The Gulf’s Neutrality Is Cracking Under Iran’s Escalations
The Gulf states have been largely circumspect in their public reactions to the war in Iran and the aggression the Islamic Republic has inflicted on its neighbors in response to U.S.-Israeli bombardment. But that stance appears to be shifting in the wake of Tehran’s latest escalation, signaling a new phase in the war and the diplomatic efforts taking place in the background.
On Wednesday, Iran bombed Qatar’s Ras Laffan Industrial City, the beating heart of the emirate’s energy sector. In an official statement, Doha said that extensive fires had damaged the facility, a purpose-built industrial area 50 miles from the capital, built to exploit the world’s largest natural gas reservoir, the North Dome field that Qatar shares with Iran, which calls the field South Pars.
In the statement, Qatar decried the “brutal” attack, and went a step further than in its previous denunciations, which largely reiterated its neutrality in the war and its refusal to allow its territory to be used to bomb Iran. It called on the U.N. Security Council to assume its responsibilities for international peace and security and to put an end to the attacks on its territory.
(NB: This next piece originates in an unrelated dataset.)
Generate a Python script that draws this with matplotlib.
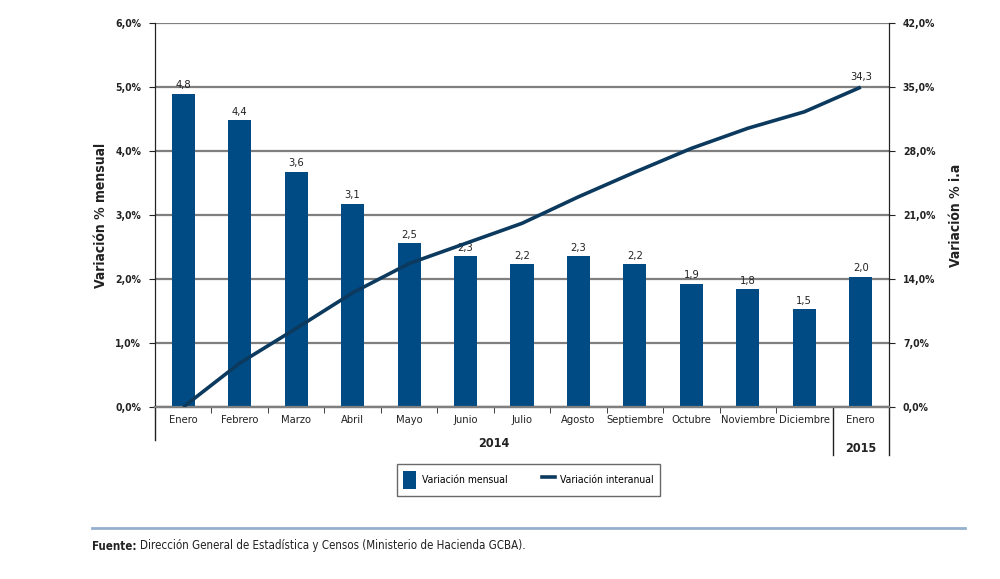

Qatar also ordered the Iranian security and military attaches to leave the country.
Earlier today, in response to attacks on South Pars, Iran had explicitly threatened oil facilities in Qatar, Saudi Arabia and the United Arab Emirates, saying it would attack them in response to the bombing of its oil infrastructure. Riyadh said today it had intercepted ballistic missiles aimed at its oil-rich Eastern Province.
The escalation of the attacks and the Gulf’s increasingly angry rhetoric are bringing to a head a key contradiction that has long plagued the region’s rulers: They spent much of the run-up to the war arguing against it (despite disputed reporting claiming otherwise), guessing correctly that their countries would bear the brunt of Iran’s response in a war they neither chose nor involved themselves in. But now that Iran is widening its assault on its neighbors, they also fear what comes next from an emboldened Tehran if America and Israel don’t finish the job.
This anxiety comes across in a recent Financial Times essay. It quoted sources familiar with Riyadh’s thinking as saying that Saudi Arabia did not want regime change in Iran but did want a weakened Tehran. “There is a cost to what’s happening, but to what extent do you want to say: ‘Let’s not stop now. Just give it another push,’” the paper quoted one source as saying. “You don’t want to end up in no man’s land.”
In a Wall Street Journal report, a senior Gulf official was quoted as saying that the only acceptable outcome of the war would be “an Iran so defanged and enfeebled that it could never imperil its neighbors again.”
The UAE’s foreign minister, Abdullah bin Zayed, pulled no punches in condemning what he described as “terrorist attacks” by Iran in the UAE and the Gulf, the first time he has used those words to describe the bombardment. Anwar Gargash, a former foreign minister and a top adviser to the Emirati president, was quoted by Bloomberg as saying that Iran had exposed itself as the region’s primary destabilizing force, and that Gulf states had grown “much more skeptical about Iran owning a nuclear program and owning a missile and drone program of the style that they do.” He went further, suggesting that the war would cause countries that had normalized ties with Israel to strengthen these ties, and could prompt others to open new channels. He also said his country would be open to partaking in a multinational coalition force meant to police the Strait of Hormuz, which Iran has closed.
The shift is subtle as well. As is often the case in the Gulf, it can be seen in the stories that media outlets do and do not cover. Qatar’s Al Jazeera, which has largely focused on portraying the war from Iran’s perspective, now publishes the responses to Iran’s attacks on its homepage, along with columns arguing that the massive missile attacks Iran has carried out on its Gulf neighbors constitute a strategic mistake.
Abdulrahman al-Rashed, a prominent Saudi columnist, has echoed that assessment of the war. He highlighted a possible future scenario in which President Donald Trump, having achieved some of his objectives, declares victory and leaves. But he argued that the U.S. president is not currently under popular and military pressure to do so. On the contrary, he argued, Trump seems committed to carrying on the war, which has so far succeeded in degrading Iran’s military capabilities. Al-Rashed argued that the Gulf states, despite American pressure, have no desire to join the war “as long as they do not have to,” and signaled that Iran has left the door open for future rapprochement despite its attacks.
Iran, on the other hand, is holding steady on its justification for the onslaught on Gulf nations, a strategy meant to exert pressure on the U.S. by maximizing pain for its allies. A day before Iran’s attack on Qatar, the Iranian foreign minister, Abbas Araghchi, told Al Jazeera that the escalations in the Gulf should not be blamed on Iran. “We did not start it,” he told the Qatari channel. “The United States started it and is responsible for all the consequences of this war — human and financial — whether for Iran, for the region, or for the entire world.”